The self-circulating casing treatment affects rotor/static matching and redistributes the static inlet airflow parameters along the blade height. Compared to the solid-wall casing, CTB0.2 and CTB0.6 decrease the absolute airflow angle of static inlet in the low blade spread region, and the negative effect of the self-circulating casing treatment on the static blade suction surface attachment layer separation increases, while the absolute airflow angle of static inlet in the low blade spread region does not change much with CTB1.78. After the casing treatment, the inlet absolute airflow angle in the high blade spread region of the static sub increased, and the CTB0.6, which has the greatest degree of change at the back of the bleed position, was the most effective in changing the suction surface attachment layer separation at the top of the static sub blade (near the casing).

(5)

As the bleed position moves backward, the internal flow condition of self-circulating casing treatment improves, and the flow loss caused by internal airflow mixing decreases.
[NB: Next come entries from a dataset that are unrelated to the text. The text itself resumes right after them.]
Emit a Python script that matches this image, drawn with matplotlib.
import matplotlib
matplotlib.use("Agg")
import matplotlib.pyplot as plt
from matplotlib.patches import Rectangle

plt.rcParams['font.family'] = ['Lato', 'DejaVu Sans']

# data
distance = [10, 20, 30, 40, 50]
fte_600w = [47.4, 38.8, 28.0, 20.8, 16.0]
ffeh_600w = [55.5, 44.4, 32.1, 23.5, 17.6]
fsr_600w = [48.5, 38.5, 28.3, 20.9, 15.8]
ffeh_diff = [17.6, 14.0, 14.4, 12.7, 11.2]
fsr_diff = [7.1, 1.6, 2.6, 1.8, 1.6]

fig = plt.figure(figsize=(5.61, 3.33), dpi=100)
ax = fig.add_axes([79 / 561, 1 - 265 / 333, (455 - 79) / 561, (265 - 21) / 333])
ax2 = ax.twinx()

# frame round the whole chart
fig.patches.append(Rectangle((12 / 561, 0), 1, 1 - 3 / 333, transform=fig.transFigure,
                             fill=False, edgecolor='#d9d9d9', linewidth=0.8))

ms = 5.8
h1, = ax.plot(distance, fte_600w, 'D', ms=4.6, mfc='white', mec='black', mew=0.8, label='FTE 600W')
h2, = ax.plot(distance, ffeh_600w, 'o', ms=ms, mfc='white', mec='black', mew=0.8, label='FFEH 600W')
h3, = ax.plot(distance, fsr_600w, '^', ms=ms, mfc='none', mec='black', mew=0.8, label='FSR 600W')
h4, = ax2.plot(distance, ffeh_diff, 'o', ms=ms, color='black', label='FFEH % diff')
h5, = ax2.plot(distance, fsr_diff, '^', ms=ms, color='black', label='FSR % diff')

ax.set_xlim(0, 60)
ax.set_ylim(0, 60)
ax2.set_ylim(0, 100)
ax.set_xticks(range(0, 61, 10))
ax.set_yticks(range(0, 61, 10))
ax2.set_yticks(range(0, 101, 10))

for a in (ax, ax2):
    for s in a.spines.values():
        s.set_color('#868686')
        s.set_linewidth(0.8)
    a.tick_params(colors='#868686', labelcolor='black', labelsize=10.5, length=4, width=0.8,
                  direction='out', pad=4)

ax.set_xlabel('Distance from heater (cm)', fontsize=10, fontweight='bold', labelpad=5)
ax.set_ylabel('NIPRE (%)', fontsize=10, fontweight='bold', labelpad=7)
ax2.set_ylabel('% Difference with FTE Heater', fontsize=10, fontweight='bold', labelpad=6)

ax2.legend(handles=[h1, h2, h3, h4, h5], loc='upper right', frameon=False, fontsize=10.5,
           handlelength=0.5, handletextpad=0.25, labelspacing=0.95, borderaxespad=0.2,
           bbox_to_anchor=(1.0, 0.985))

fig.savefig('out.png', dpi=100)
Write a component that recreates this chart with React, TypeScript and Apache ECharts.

All three self-circulating casing treatments reduce the relative total pressure loss coefficient in the rotor blade top region, and the rotor relative total pressure loss coefficient increases as the bleed position moves backward. For the static channel, after self-circulating casing treatment, the further back the bleed position is, the smaller the total pressure loss coefficient at the static outlet is in the low blade spread region, which is to the contrary in the high blade spread region.

There are still some shortcomings in the research work of this article. During the research process, some areas that need further exploration were discovered, listed as follows:

(1)

This article only considers the influence of changes in a single geometric parameter on the expansion effect of self-circulating casing treatment when parameterizing the bleed position, ignoring the interaction between different geometric design parameters. In subsequent research, studies on the mutual influence between multiple geometric parameters can be conducted.

(2)

This article only relied on experience to select a few specific values for numerical research when studying the influence in the variation of the bleed position on the expansion stability effect of the self-circulating casing treatment but failed to determine the optimal value of the bleed position. In subsequent research, parameter values can be further optimized in order to obtain a self-circulating casing treatment structure with the best expansion effect and consideration of compressor efficiency.